„Wir haben eine kleine Maus versteckt. Findest du sie?“ Diese Worte reichten jahrzehntelang aus, um Kinder zu künftigen Magazinleserinnen und -lesern heranwachsen zu lassen. Alle zwei Wochen standen sie in hübscher Schreibschrift in einer Sprechblase auf Illustrationen, in denen sich irgendwo noch eine winzige Maus versteckte. Und es war ein unbeschreiblich befriedigendes Gefühl, dieses kleine Mause-Ding zu finden.
Das Rätsel ist mehr als 70 Jahre alt, inzwischen hat es ein Makeover durchgemacht. Wie es aber mit der Maus weitergeht, ist nun ungewiss, denn der Redaktion der Brigitte wurde mitgeteilt, dass man sie loswerden möchte, wenn denn das Kartellamt zustimmt. Und auch die Gala und die nur noch online erscheinende Version von Eltern hat es getroffen. RTL Deutschland will die drei Marken an die Essener Funke Mediengruppe verkaufen.
Damit sind drei der letzten großen Namen des immer als traditionsreiches Haus beschriebenen Verlags Gruner + Jahr verteilt. Schon im Jahr 2022 wurde dessen Verlagsspalte von RTL übernommen, Magazine wurden eingestellt, andere verkauft, Menschen wurden entlassen. RTL wolle sich jetzt weniger um schwächelnde Printmagazine kümmern, heißt es vom TV-Konzern, lieber um bewegte Bilder und Streaming. Einer der bedeutendsten Verlage wird weiter zerschlagen.
Etwa 300 Mitarbeiterinnen und Mitarbeiter dürften von diesen Neuigkeiten überrascht worden sein, sind sie doch gerade erst vor ein paar Monaten in das neue RTL-Bürogebäude in der Hamburger HafenCity gezogen. Nun müssen sie die Ungewissheit ob möglicher Stellenstreichungen ertragen. Es ist aber nicht nur für sie zu hoffen, dass Funke mehr als RTL an die Stärke der Printtitel glaubt, die man durchaus als legendär bezeichnen kann.
Gleiches gilt für Magazinliebhaberinnen, die mit den Heften aus dem Verlag sozialisiert wurden. Zwar konnten nur fünf Prozent von ihnen die Maus innerhalb von zehn Sekunden finden, teilte die Brigitte zum Jubiläum im letzten Jahr mit. Aber als Kind hatte man sowieso nicht mitgezählt. Viel wichtiger war der Bonding-Moment mit der Mutter oder anderen Leserinnen in der Familie. Gemeinsames Blättern im frischen Papier, das man gerade vom Wochenendeinkauf mitgebracht hatte, rausgerissene Rätselseiten, die meist von der cooleren Tante mitgebracht wurden.
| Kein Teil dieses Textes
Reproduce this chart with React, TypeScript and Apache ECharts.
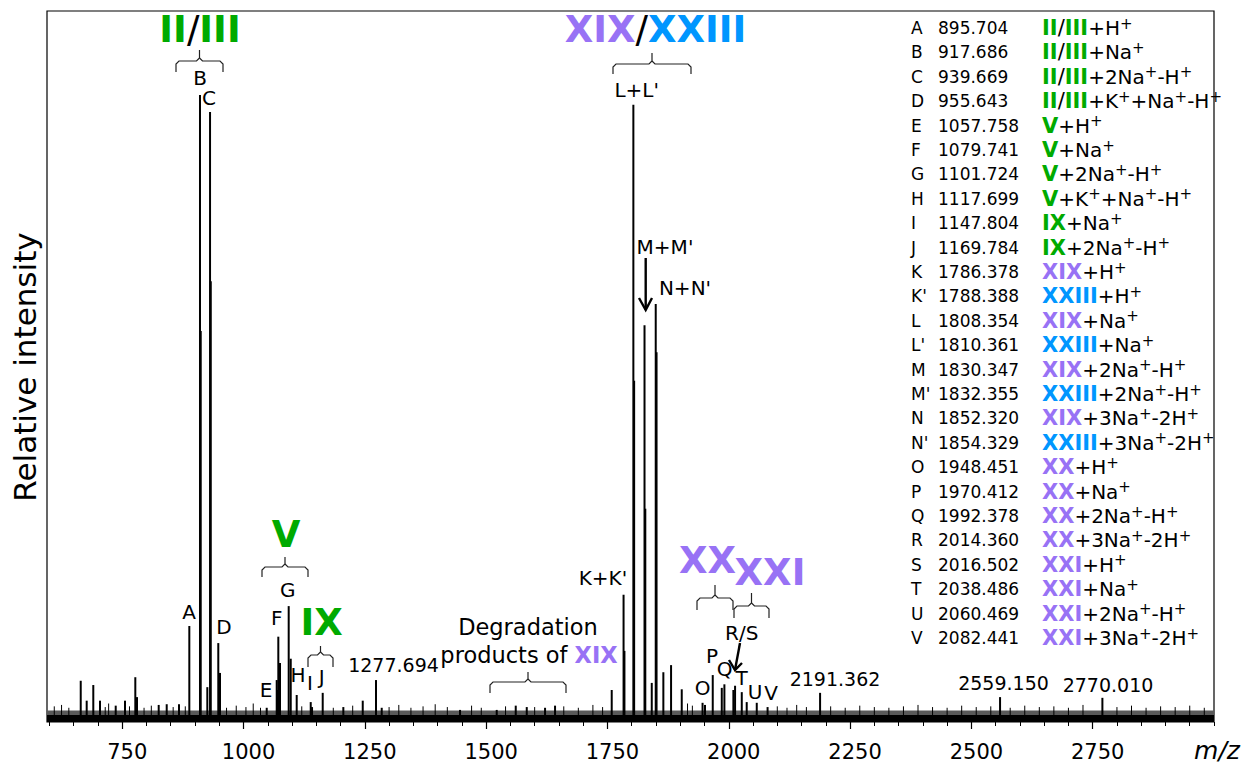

Die erste Brigitte erschien 1954. Die Frauenfigur, die dort – zumindest in den Neunzigern, wie die Autorin dieses Textes aus eigener Erfahrung überprüfen konnte – dargestellt wurde, war nicht uninteressant. Emanzipiert auf jeden Fall, aber auch gut aussehend. Erfolgreich, aber gut gelaunt. Angepasst, aber doch individuell. Die Psychologie-Themen hatten etwas Selbstwirksames, das man damals noch nicht so nannte. Eigentlich war die Themenauswahl der Brigitte eine ziemlich gute Vorbereitung auf das, was einem als Frau herangetragen werden würde. Bitte eine Eier legende Wollmilchsau sein, mit roten Lippen, Büchern und in der Hand einen Putzlappen.